An action may be brought against a National bank notwithstanding a receiver of it has been appointed.*

A

PPEAL from an order at Special Term denying a motion to open a judgment against defendant entered by default. The action was brought by the Security Bank of the city of New York against The National Bank of the Commonwealth, to recover for a loan. A judgment was entered by default, and this motion was made upon the application of the receiver of the defendant, appointed under the National Currency Act to open the same.

* See Green v. Walkill National Bank, post, p 786.

Security Bank of New York v. National Bank of the Commonwealth.

H. Edwin Tremain, for appellant.

Arnoux, Ritch & Woodford, for respondent.
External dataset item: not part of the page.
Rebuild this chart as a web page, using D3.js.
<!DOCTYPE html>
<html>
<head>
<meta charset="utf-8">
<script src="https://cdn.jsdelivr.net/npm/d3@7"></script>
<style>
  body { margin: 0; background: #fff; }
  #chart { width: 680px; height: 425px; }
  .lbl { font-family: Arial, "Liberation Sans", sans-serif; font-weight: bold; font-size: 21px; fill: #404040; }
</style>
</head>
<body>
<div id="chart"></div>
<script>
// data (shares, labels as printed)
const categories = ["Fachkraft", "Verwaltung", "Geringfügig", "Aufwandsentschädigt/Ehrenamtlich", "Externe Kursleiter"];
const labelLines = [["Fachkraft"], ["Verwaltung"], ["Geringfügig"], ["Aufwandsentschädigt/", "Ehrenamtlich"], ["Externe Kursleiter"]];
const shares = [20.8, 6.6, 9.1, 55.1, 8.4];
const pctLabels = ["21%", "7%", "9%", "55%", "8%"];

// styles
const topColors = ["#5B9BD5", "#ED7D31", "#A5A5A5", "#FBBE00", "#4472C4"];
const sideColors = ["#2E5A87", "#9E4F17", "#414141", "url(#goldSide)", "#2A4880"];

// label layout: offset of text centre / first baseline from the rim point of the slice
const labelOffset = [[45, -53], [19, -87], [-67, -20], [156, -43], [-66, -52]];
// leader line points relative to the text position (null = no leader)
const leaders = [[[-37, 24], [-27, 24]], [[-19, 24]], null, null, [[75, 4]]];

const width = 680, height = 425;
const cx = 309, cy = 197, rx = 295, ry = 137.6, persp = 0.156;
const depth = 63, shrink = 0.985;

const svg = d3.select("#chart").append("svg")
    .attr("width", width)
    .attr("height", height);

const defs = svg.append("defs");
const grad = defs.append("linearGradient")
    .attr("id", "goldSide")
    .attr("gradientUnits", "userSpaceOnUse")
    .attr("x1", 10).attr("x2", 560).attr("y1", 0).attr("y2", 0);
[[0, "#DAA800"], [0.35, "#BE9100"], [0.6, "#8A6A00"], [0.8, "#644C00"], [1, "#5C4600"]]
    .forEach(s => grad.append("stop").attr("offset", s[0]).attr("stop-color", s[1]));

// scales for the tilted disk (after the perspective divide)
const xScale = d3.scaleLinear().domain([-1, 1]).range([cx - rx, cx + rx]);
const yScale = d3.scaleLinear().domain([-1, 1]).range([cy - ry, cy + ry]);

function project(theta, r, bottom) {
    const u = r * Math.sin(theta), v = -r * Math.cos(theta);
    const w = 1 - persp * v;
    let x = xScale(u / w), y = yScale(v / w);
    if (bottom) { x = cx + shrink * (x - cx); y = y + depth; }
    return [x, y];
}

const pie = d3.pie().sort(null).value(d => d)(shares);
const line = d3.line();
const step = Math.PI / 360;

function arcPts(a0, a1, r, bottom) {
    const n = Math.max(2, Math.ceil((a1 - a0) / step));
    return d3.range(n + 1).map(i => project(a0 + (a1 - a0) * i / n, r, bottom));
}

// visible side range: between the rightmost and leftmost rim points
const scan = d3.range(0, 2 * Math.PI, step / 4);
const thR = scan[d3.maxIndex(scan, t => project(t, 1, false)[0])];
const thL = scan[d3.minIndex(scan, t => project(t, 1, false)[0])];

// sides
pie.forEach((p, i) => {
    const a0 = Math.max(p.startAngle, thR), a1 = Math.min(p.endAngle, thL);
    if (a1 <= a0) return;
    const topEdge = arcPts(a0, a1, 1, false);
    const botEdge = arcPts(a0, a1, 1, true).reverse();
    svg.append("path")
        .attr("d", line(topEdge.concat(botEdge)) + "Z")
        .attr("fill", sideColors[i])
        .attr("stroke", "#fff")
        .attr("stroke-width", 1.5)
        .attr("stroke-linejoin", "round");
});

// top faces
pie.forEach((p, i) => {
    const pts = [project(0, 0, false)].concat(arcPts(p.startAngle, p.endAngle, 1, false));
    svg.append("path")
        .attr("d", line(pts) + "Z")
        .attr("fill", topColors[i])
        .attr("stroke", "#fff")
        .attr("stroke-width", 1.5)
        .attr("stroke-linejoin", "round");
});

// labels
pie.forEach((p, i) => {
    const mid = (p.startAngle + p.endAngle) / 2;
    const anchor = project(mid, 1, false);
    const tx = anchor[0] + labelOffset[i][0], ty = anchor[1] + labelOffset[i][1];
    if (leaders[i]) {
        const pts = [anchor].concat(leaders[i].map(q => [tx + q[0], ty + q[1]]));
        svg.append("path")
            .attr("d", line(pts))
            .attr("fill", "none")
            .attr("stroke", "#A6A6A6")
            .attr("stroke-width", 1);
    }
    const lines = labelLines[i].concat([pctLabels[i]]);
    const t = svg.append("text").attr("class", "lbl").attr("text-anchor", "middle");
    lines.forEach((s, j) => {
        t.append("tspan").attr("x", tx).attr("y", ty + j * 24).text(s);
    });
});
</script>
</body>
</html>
DANIELS, J. A receiver was appointed, under the National Currency Act (13 U. S. Stat. at Large, 115), of the books, assets and records of the defendant, as an insolvent National banking association, in September, 1873, and he entered upon the discharge of his duties in that capacity. After that, and on the 4th of March, 1874, the summons in this action was served upon George Ellis, the defendant's president. And he, to use his own language concerning his singular and extraordinary conduct following the service, supposing that his connection with the bank ceased by the appointment of the receiver, "took no notice of any papers that were served upon him, as an officer thereof, and did not do so in regard to the summons herein, nor did he inform said receiver of said service." This is the sworn statement of the defendant's president. And it so completely describes his utter want of moral, as well as official sense of accountability, as to dispense with all further attempts at characterizing his conduct. The consequence of this inexcusable neglect to inform the receiver of the service of the summons was, that on the 17th of April, 1874, a judgment was entered in favor of the plaintiff, and against the defendant, for nearly $57,000, and the receiver swears that his first knowledge of its recovery, or of the commencement of the suit, was on or about the 21st day of April, 1874, when a transcript of the judgment was presented to him by the plaintiff's attorney.

On the 11th day of May, 1874, an order was procured at the instance of the receiver, and some of the defendant's directors, who were actuated by a different sense of duty from that which impressed its delinquent president, for the plaintiff to show cause why "the judgment should not be set aside and the defendant have leave to answer the complaint," and on the 26th of that month the motion was heard and denied, with liberty to renew it, on further affidavits. It was renewed again, on additional affidavits, on the 16th of June, 1874, and then finally denied.

The present appeal is from the order then made, and it is resisted strenuously, on the ground, among other reasons, that the order is not appealable.

[The court decided that the order was appealable and other questions of practice, and continued.]